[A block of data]
# # # # # # #

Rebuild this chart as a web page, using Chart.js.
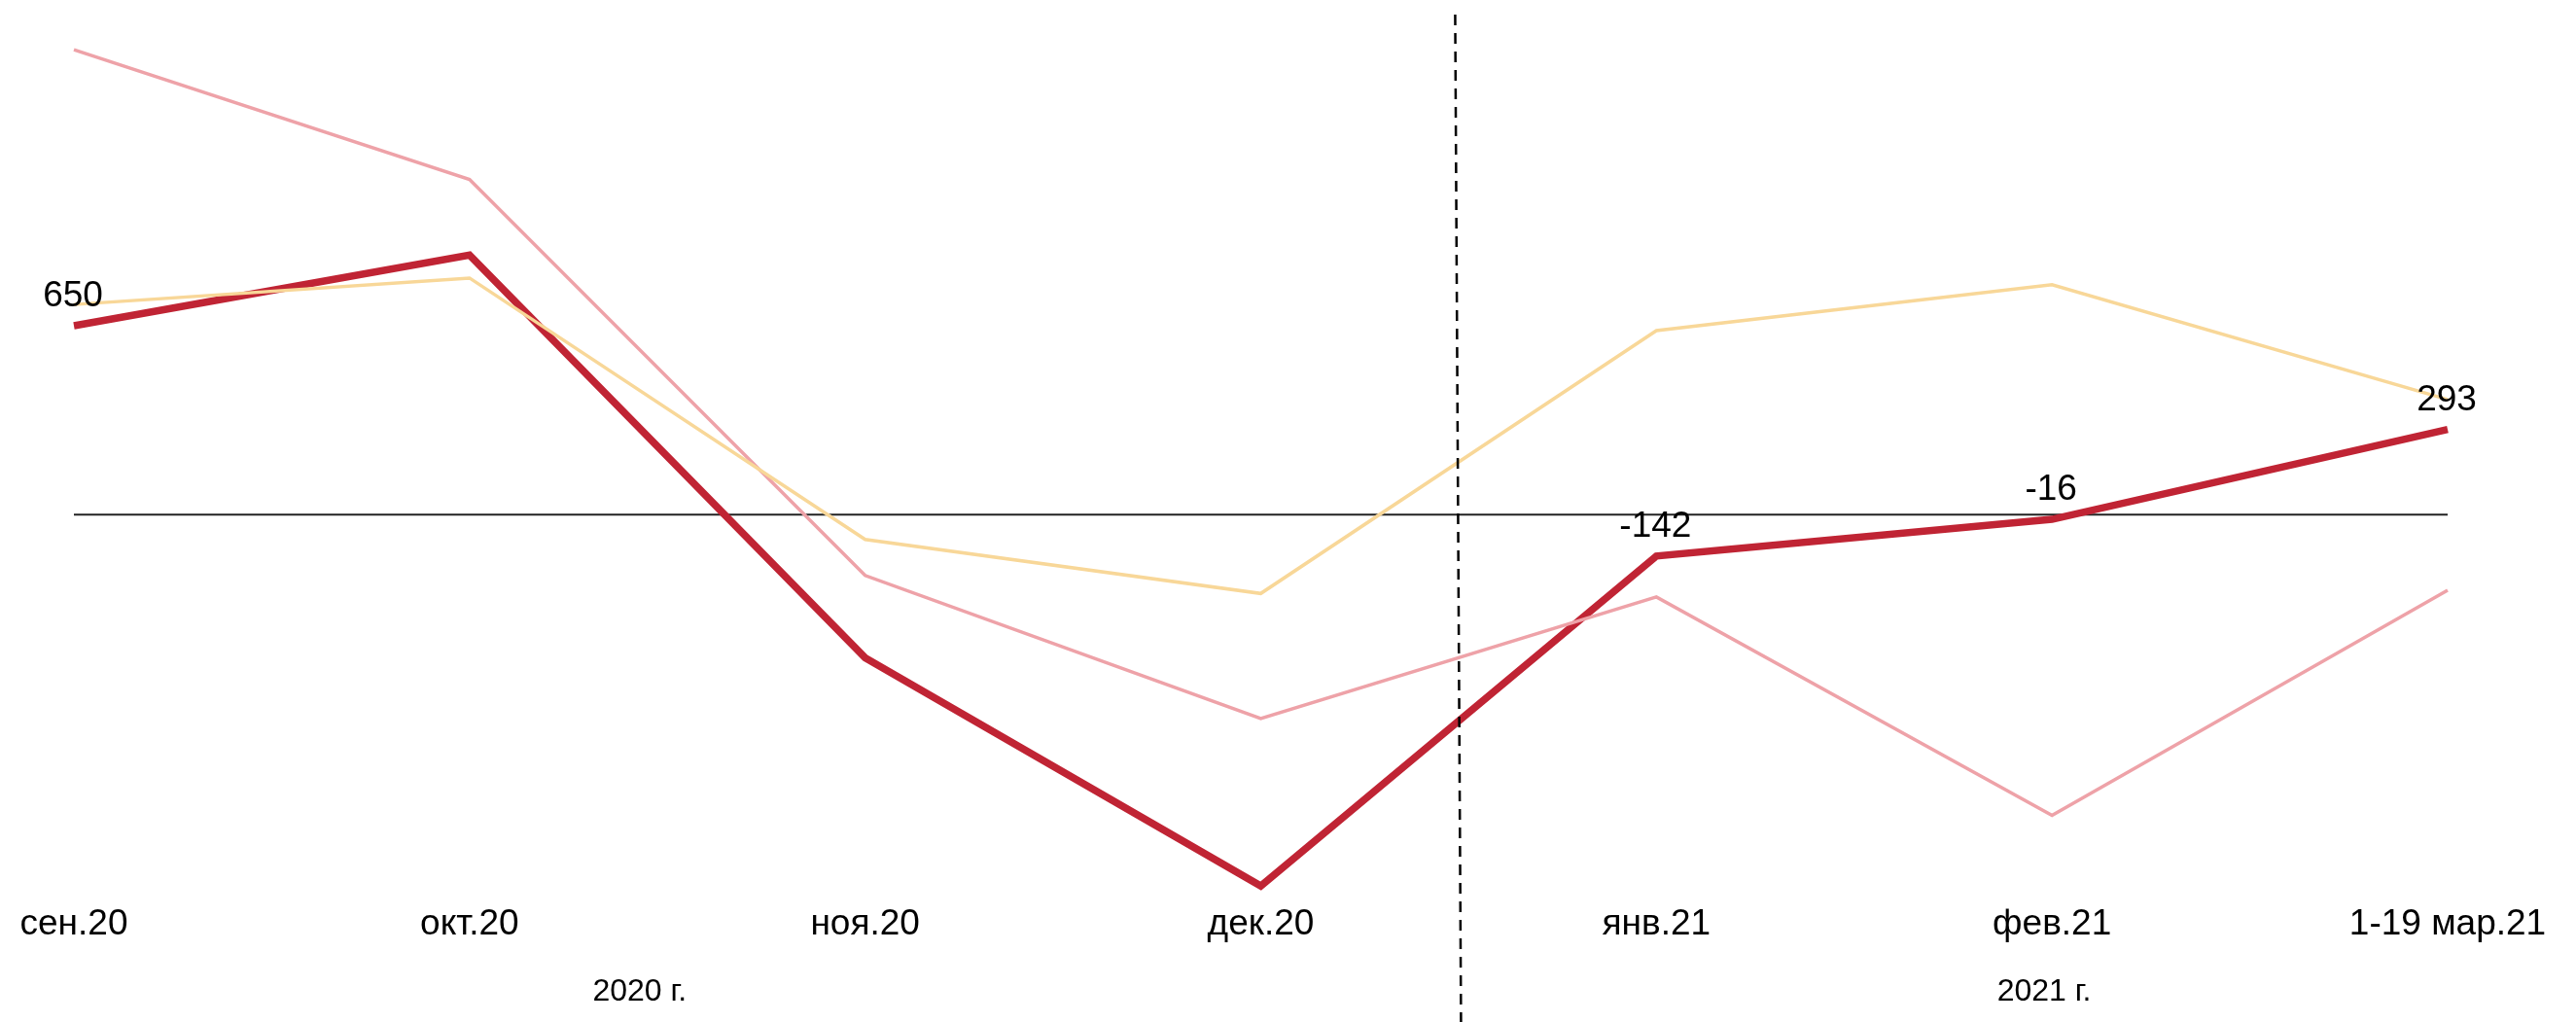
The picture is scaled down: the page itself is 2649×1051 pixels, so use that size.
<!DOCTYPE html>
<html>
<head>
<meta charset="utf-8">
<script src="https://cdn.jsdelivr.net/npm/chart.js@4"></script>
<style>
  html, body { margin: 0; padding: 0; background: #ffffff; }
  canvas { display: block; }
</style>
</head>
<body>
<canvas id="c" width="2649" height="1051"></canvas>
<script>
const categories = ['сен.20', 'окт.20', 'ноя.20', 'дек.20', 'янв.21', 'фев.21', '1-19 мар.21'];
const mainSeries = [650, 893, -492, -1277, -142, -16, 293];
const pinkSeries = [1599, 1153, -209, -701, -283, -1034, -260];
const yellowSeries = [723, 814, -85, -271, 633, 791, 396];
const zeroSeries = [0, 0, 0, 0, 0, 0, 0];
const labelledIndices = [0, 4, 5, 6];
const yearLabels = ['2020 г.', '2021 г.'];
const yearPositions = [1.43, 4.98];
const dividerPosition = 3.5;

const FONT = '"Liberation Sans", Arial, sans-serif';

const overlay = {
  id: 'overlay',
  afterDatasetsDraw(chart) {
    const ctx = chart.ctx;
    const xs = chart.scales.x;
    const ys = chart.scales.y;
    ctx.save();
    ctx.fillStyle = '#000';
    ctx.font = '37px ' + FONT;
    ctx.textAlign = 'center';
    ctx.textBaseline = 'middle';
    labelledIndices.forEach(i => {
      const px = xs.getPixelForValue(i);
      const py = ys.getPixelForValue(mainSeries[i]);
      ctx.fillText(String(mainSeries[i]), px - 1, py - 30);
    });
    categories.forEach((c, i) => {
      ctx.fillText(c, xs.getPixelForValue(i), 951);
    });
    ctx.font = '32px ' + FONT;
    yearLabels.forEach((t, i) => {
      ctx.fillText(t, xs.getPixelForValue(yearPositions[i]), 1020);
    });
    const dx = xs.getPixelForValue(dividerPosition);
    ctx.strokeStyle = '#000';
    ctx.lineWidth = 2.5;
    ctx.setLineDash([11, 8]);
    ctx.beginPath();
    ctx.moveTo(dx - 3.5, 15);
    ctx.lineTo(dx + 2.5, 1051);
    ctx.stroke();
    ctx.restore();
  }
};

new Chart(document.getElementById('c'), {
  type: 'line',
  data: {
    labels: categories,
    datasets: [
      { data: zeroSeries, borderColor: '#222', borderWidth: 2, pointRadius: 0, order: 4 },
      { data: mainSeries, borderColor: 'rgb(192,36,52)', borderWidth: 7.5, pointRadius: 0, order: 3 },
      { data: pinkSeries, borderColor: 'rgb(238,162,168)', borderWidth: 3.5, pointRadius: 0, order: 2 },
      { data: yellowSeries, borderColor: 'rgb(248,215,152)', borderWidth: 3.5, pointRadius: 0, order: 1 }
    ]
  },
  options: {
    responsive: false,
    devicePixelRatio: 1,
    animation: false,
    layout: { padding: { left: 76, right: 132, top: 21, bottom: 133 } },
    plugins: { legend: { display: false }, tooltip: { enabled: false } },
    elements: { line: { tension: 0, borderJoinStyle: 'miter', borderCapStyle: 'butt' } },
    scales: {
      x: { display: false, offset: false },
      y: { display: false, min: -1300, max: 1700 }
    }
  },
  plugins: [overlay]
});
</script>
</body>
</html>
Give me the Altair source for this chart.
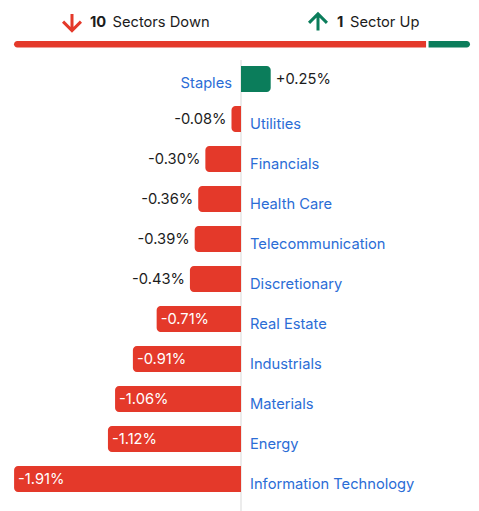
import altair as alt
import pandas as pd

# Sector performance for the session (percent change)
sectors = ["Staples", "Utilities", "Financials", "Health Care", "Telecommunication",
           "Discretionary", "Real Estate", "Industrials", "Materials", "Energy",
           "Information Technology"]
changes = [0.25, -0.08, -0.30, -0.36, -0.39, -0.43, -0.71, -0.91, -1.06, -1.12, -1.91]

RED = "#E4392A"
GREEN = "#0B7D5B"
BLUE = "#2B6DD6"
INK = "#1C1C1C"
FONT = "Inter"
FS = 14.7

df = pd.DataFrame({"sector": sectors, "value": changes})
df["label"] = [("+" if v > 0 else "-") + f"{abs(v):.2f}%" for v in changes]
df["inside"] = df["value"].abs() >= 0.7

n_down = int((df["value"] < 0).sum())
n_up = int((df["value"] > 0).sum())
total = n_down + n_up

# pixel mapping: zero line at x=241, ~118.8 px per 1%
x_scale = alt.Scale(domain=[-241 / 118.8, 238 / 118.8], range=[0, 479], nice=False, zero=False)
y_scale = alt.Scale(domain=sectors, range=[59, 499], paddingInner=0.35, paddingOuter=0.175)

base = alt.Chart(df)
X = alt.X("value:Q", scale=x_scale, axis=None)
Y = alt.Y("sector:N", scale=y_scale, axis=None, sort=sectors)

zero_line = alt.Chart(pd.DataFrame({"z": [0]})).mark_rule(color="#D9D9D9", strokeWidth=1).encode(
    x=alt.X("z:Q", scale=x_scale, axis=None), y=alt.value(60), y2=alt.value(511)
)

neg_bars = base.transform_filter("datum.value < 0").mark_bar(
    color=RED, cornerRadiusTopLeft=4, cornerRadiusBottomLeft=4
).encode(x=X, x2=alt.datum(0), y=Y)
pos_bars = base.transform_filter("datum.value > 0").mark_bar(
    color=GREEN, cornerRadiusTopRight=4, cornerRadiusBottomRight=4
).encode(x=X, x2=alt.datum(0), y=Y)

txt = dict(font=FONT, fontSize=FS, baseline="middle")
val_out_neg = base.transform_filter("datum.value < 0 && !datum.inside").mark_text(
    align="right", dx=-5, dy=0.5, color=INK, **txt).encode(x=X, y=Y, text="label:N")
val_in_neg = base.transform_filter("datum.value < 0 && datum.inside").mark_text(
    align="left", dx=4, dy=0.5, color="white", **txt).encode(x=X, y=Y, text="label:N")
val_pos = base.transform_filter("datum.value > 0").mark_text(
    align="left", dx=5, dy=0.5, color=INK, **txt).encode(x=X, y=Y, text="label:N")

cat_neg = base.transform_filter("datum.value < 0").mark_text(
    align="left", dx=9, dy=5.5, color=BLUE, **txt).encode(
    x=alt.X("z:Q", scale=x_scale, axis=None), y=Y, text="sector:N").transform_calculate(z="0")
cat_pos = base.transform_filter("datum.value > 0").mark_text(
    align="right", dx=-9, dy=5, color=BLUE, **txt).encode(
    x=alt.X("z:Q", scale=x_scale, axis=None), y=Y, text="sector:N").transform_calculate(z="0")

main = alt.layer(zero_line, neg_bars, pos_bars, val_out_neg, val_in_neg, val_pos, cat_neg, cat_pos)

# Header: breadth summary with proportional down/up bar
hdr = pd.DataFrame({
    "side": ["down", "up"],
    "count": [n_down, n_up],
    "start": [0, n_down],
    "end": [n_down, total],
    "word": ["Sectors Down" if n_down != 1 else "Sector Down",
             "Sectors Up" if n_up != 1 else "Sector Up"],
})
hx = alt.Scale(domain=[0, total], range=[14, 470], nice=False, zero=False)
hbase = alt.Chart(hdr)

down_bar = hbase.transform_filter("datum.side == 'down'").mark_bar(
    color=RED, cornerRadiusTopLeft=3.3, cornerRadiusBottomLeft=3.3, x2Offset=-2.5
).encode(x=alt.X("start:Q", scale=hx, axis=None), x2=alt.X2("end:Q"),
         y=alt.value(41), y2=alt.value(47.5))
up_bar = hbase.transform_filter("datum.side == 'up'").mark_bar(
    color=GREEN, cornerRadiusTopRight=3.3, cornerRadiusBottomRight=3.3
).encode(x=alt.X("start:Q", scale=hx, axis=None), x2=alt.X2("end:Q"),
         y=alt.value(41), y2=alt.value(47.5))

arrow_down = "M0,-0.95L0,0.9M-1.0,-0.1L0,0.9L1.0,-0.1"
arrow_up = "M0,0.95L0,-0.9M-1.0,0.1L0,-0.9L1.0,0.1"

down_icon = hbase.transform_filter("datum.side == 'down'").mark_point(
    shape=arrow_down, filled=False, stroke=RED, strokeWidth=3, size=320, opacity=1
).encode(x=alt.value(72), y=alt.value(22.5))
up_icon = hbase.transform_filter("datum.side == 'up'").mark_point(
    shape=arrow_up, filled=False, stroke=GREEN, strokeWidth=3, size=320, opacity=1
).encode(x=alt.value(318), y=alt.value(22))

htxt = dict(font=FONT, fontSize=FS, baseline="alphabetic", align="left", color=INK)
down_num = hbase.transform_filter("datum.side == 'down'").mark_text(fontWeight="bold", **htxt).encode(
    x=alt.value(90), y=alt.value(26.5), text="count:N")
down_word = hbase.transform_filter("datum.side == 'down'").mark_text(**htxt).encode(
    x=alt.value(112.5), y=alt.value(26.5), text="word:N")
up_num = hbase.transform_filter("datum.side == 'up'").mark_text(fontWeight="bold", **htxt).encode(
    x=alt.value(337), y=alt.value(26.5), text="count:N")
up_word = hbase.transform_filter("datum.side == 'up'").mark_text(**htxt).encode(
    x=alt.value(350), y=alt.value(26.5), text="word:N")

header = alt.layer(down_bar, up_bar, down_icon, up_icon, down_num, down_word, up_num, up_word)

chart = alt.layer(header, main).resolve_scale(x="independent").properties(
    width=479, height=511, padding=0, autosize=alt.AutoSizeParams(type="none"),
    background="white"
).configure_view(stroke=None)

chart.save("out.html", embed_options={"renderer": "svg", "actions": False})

# # # # # # #

| WORK TO DO |
Output word for word the lines running from the one containing "Give me the Altair source for this chart." to the one containing "total = n_down + n_up", both included, leaving out the pictures.

| THE RESPONSE |
Give me the Altair source for this chart.
import altair as alt
import pandas as pd

# Sector performance for the session (percent change)
sectors = ["Staples", "Utilities", "Financials", "Health Care", "Telecommunication",
           "Discretionary", "Real Estate", "Industrials", "Materials", "Energy",
           "Information Technology"]
changes = [0.25, -0.08, -0.30, -0.36, -0.39, -0.43, -0.71, -0.91, -1.06, -1.12, -1.91]

RED = "#E4392A"
GREEN = "#0B7D5B"
BLUE = "#2B6DD6"
INK = "#1C1C1C"
FONT = "Inter"
FS = 14.7

df = pd.DataFrame({"sector": sectors, "value": changes})
df["label"] = [("+" if v > 0 else "-") + f"{abs(v):.2f}%" for v in changes]
df["inside"] = df["value"].abs() >= 0.7

n_down = int((df["value"] < 0).sum())
n_up = int((df["value"] > 0).sum())
total = n_down + n_up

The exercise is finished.